The couple left one comment on the comment card: “Snow me that you love me.”
Webb helped Steven Novak incorporate his dog into his marriage proposal. She kept the dog — wearing a pouch holding the ring — hidden behind bushes until the moment he popped the question.
“I met the fairy godmother in the hallway and had to give her the ring,” he said. “Here’s this expensive ring, and I am from New York and pretty skeptical of people. It took a leap of faith. I gave it to her.”
Not all the stories are happy.

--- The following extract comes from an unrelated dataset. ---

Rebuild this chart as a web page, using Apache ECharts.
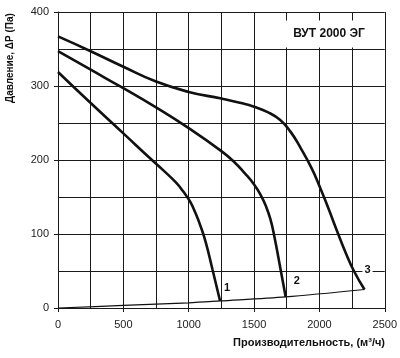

Last year, a woman asked the fairy godmother to contact her lover to try and reconcile the relationship.
“I told her, no, I don’t do that,” she said. “But I also told her, if he broke your heart, why would you want to go back to him?”
Still, she broke out the Austrian crystal dust, which she considers to be good luck, and sprinkled some in the woman’s hand,
“Then, she got a new boyfriend and is now getting married. ... Oh, those Austrian crystals.”
On a recent afternoon, Webb drove a golf cart to the stagecoach house on the edge of the property, close to her very own garden where she grows roses and yellow and purple irises.
Inside the building, constructed in the 1840s and kept cold enough to keep cut flowers fresh, Webb filled baskets with dark chocolate, heart-shaped soaps and Bailey’s Irish cream.
She scanned her fairy den filling two rooms and took inventory. There’s boxes of dress-up for kids, a helium tank for balloons, ribbons and roses and wands.
“I have to make sure I get it right,” she said. “A fairy godmother always keeps her promises.”
She brings her love home, too.
She and her husband Joe, married 23 years, often surprise each other with loving gestures that rely more on creativity than cash.
Her husband recently placed their bed mattress in the living room for a cozy fireside picnic. The mattress stayed there for three weeks.
For her part, she recently filled a kiddie pool with water warmed on a stove top. She called it the “hillbilly hot tub.”
“Love is going to come and go,” she said. “But, in the end, love is all you’ve got.”